* [Records from a dataset]
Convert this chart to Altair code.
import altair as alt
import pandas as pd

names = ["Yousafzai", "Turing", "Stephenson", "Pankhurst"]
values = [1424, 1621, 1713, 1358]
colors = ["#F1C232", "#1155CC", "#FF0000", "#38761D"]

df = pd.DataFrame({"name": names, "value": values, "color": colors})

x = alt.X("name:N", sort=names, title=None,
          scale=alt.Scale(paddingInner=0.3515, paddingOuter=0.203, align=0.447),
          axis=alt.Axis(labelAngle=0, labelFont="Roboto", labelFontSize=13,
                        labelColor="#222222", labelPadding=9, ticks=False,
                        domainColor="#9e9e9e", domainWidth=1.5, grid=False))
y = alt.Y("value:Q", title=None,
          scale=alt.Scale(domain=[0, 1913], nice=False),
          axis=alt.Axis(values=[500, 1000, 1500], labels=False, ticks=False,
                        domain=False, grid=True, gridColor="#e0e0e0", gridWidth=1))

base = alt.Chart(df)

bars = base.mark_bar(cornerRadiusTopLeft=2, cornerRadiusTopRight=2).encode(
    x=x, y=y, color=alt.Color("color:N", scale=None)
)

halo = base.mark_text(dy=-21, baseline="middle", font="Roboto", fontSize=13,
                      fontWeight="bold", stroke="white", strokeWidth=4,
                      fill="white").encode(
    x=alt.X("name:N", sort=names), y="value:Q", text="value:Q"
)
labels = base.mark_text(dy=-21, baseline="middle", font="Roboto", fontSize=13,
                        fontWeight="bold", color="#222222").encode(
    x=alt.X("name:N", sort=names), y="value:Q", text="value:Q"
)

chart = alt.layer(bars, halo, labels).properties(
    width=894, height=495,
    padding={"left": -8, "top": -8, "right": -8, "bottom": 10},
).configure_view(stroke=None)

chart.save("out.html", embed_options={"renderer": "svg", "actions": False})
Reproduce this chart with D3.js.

* [STATED TASK] State how many lines of the records above contain the word "this", giving only that number.

* [EXERCISE RESULT] 2